Fugue
Fuga
de Agnieszka Smoczynska
Semaine de la Critique








« J’ai un mari, j’ai un enfant ? »

Alicja a perdu la mémoire et elle ignore comment elle en est arrivée là. En deux ans, elle parvient à se reconstruire : changée, indépendante, loin de chez elle. Elle ne souhaite pas se remémorer le passé. Alors, quand sa famille la retrouve, elle est contrainte d’endosser le rôle de mère, de fille et de femme, entourée de personnes qui semblent être de parfaits étrangers. Que reste-t-il lorsqu’on oublie que l’on a aimé quelqu’un ? Est-ce nécessaire de se souvenir du sentiment amoureux pour être heureux ? Il s’agit du second long métrage d’Agnieszka Smoczynska, auteure de The Lure, prix spécial du jury au Festival de Sundance 2015, qui avait bénéficié d’une sortie DVD en octobre 2017. Le scénario est basé sur un fait divers révélé en direct à la télévision polonaise : une femme amnésique amenée sur le plateau d’une émission avait pu être mise en contact avec ses proches qui l’avaient reconnue. Sur ce canevas, la cinéaste a conçu un film intimiste et psychologique, mêlant plusieurs genres cinématographiques, du thriller au film fantastique en passant par l’étude de mœurs. Interrogée sur le sens du titre de son métrage, la cinéaste a précisé : « Il fait référence à la fugue dissociative, qui est un trouble psychiatrique rare, caractérisé par une amnésie. Les personnes qui en souffrent ne se souviennent plus de leur passé et changent de personnalité. Mais c’est aussi, il est vrai, une référence à la musique et aux différentes variations de mon film ». Car c’est bien par ses ambitions stylistiques que vaut cette œuvre, plus que par des intentions féministes guère novatrices.

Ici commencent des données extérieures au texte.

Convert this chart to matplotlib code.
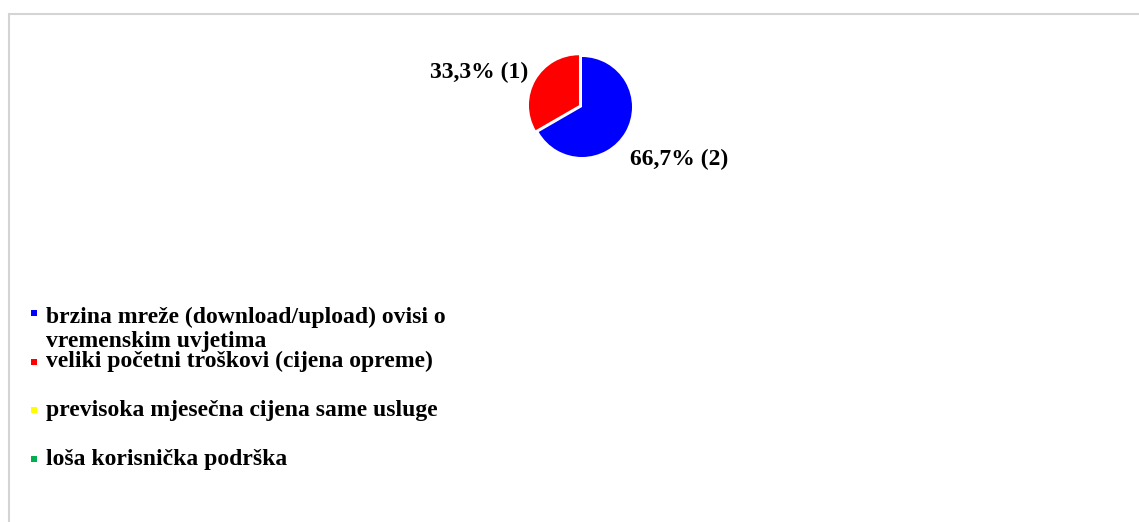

On trouvera en effet une dénonciation implicite de la condition de la femme polonaise, que d’aucuns voudraient voir cantonnée dans les rôles d’épouse attentionnée et de mère aimante. La rébellion supposée d’Alicja est alors révélatrice d’un désir de transgresser les normes familiales en vigueur, même si l’amnésie dont on ignorera longtemps les causes lui servent de circonstances atténuantes. Ce n’est pas l’aspect le plus passionnant d’un film qui se situe dans la mouvance d’un cinéma plus onirique axé sur le thème de la dualité et qui a donné de bien jolies pépites avec Vertigo ou Trois femmes. Le film de Smoczynska n’atteint pas ces sommets mais séduit dans ses zones d’ombre, tant on se surprend à tenter de percer le mystère d’une femme dont on ne sait pas si elle est une manipulatrice ou une victime. Le jeu de l’actrice Gabriela Muscala, qui a aussi coécrit le scénario, contribue d’ailleurs à l’ambigüité qui imprègne l’atmosphère. Plastiquement soigné, le film est bien servi par une lumière expressionniste avec des contrastes de couleurs qui indiquent le malaise de la protagoniste. Celle-ci est en outre filmée avec un réel sens chorégraphique, à l’aide de travellings qui n’atteignent toutefois pas la virtuosité ophülsienne. En fin de compte, Fugues est un exercice de style élégant et attachant, mais il lui manque ce supplément d’âme et d’originalité qui lui permettrait de dépasser le niveau du film honorable de festival.

Gérard Crespo

 



 

 


1h40 - Pologne, République tchèque, Suède - Scénario : Gabriela MUSKALA - Interprétation : Gabriela MUSKALA, Lukasz SIMLAT.